Avant on avait fait Lubilosa, qui nous fait suivre un homme mystique dans sa poursuite d’un criquet malpoli et qui se retrouve piégé dans un imbroglio politique et confronté à une question terrible : pour ou contre la physique quantique ?

On avait aussi fait, juste avec Louka, un petit livre de contes illustrés en 3D sur l’amitié et les impôts.

© Paul Descamps

Tu as été exposé à Voiture 14, nouveau lieu d’art émergent situé à Marseille : peux-tu nous parler de cette exposition ? Que se passe-t-il à Marseille dernièrement ? Il semble y avoir toute une effervescence culturelle (voir notre enquête sur la southfrap).
J’ai l’impression qu’il y a une grande effervescence artistique en effet. J’ai eu trop de chance ! C’est grâce à l’amitié ça ! C’était une grosse expo, avec le collectif Nanisoka, les photos de Manon (Manon Couffon, ndlr) et un labyrinthe de photos, c’était cool ! Il y avait le collectif Hotte qui proposait un repas de recettes d’amis trop bon et généreux, avec un concert de piano et des dessins au gras.

Ça a l’air trop bien ce qu’il se passe à Marseille en ce moment, plein de petits trucs entre galeries et salles de concert ont l’air d’ouvrir, c’est excitant, il y a moyen de faire plein de trucs ! Myriam Mokdes de Voiture 14 est trop gentille et elle a plein de projets. J’aime bien cette idée de pouvoir faire la fête dans les lieux d’exposition, entouré de choses à regarder. C’est trop important la fête.

© Paul Descamps

On parlait de livres : à quel point tes lectures ont-elles inspiré ton travail ?
Plutôt pas mal ! J’essaye de toujours lire beaucoup, surtout de la BD et des mangas mais des livres avec que du texte tous les jours aussi.

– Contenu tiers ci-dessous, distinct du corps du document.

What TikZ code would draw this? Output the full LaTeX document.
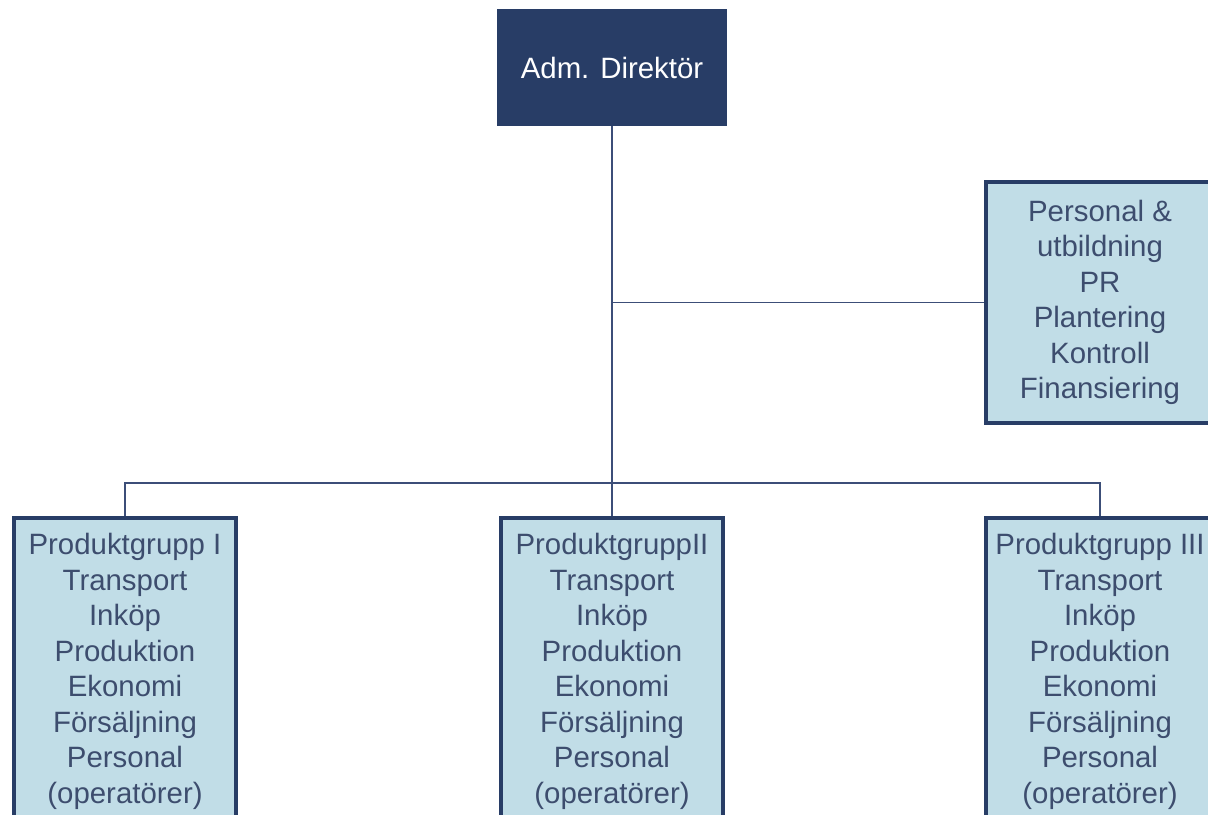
\documentclass[tikz,border=0pt]{standalone}
\usepackage{fontspec}
\setmainfont{Liberation Sans}
\definecolor{navy}{HTML}{283D66}
\definecolor{paleblue}{HTML}{C1DDE7}
\definecolor{inktext}{HTML}{3D4D6E}
\definecolor{wire}{HTML}{3C4E78}
\begin{document}
\begin{tikzpicture}[x=0.5pt,y=-0.5pt,
  boxfont/.style={font=\fontsize{14.7}{17.75}\selectfont},
  headbox/.style={boxfont, rectangle, fill=navy, text=white, draw=none,
    minimum width=115pt, minimum height=58.5pt, align=center},
  unitbox/.style={boxfont, rectangle, fill=paleblue, draw=navy, line width=2pt,
    text=inktext, minimum width=111pt, align=center, inner sep=0pt},
  link/.style={draw=wire, line width=0.8pt}]
  \clip (0,0) rectangle (1208,814);
  \fill[white] (0,0) rectangle (1208,814);

  % top management
  \node[headbox] (dir) at (612,67.5) {Adm. Direktör};

  % staff functions on the right
  \node[unitbox, minimum width=114pt, minimum height=120.5pt] (staff) at (1100,302.5)
    {Personal \&\\utbildning\\PR\\Plantering\\Kontroll\\Finansiering};

  % product groups
  \node[unitbox, minimum height=154pt] (pg1) at (125,671.5)
    {Produktgrupp I\\Transport\\Inköp\\Produktion\\Ekonomi\\Försäljning\\Personal\\(operatörer)};
  \node[unitbox, minimum height=154pt] (pg2) at (612,671.5)
    {ProduktgruppII\\Transport\\Inköp\\Produktion\\Ekonomi\\Försäljning\\Personal\\(operatörer)};
  \node[unitbox, minimum width=114pt, minimum height=154pt] (pg3) at (1100,671.5)
    {Produktgrupp III\\Transport\\Inköp\\Produktion\\Ekonomi\\Försäljning\\Personal\\(operatörer)};

  % junctions on the main line
  \coordinate (jstaff) at (dir.south |- staff.west);
  \coordinate (jbus) at (612,483);

  % connectors
  \draw[link] (dir.south) -- (jbus);
  \draw[link] (jstaff) -- (staff.west);
  \draw[link] (pg1.north) |- (jbus) -| (pg3.north);
  \draw[link] (jbus) -- (pg2.north);
\end{tikzpicture}
\end{document}
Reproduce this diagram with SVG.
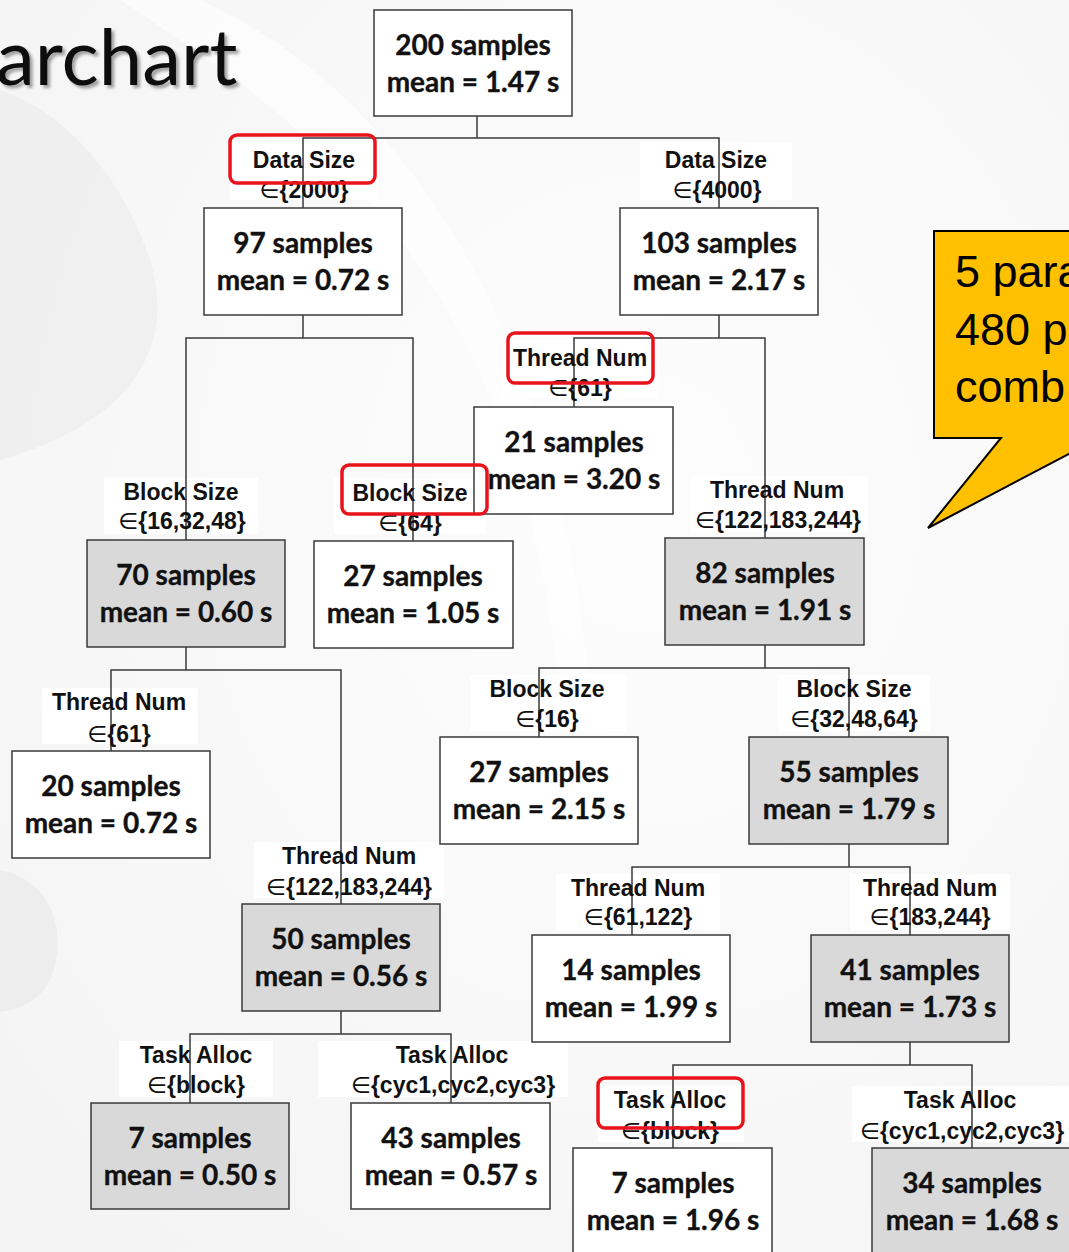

J’ai eu une grosse période Lautréamont, Jarry, Huyssmans… Des nobles dégénérés mystiques qui écrivent des beaux mots, ça m’inspirait beaucoup et ça me donnait envie d’écrire, et à un moment j’ai osé un peu le faire.

Je lisais la Bible aussi à une certaine période et je voulais créer ma propre religion. C’était il y a deux ans, j’ai écrit une vingtaine de petites paraboles, pas mal sur l’amitié et la nature je crois. Petit ma mère me faisait lire beaucoup de fantasy et de SF, c’était trop bien on lisait les mêmes sagas et on en parlait. Elle regardait aussi beaucoup de séries de SF à la télé, c’était assez inspirant ! Quand je suis parti de la maison pour faire mes études, elle m’a donné tous les livres de la bibliothèque familiale qui l’avaient marquée ou qu’elle trouvait importants. Mes parents sont des gros lecteurs alors oui, j’essaye de toujours lire beaucoup : il faut manger beaucoup je pense, il faut bien nourrir le cerveau.

Sinon, peut-être qu’on ne le voit pas trop là dans ce que je dis, mais j’adore les jeux de mots et l’humour et l’écrire et le parler, j’aime trop les tricks de langage, les petites sonorités rigolotes. Enfin voilà, j’adore lire et l’humour ! Avec mon père on fait toujours plein de jeux de mots un peu nuls quand on parle… On essaie tout le temps, c’est assez épuisant mais du coup on a une bonne culture de surface, on connait beaucoup de noms de gens mais on sait pas trop ce qu’ils ont fait.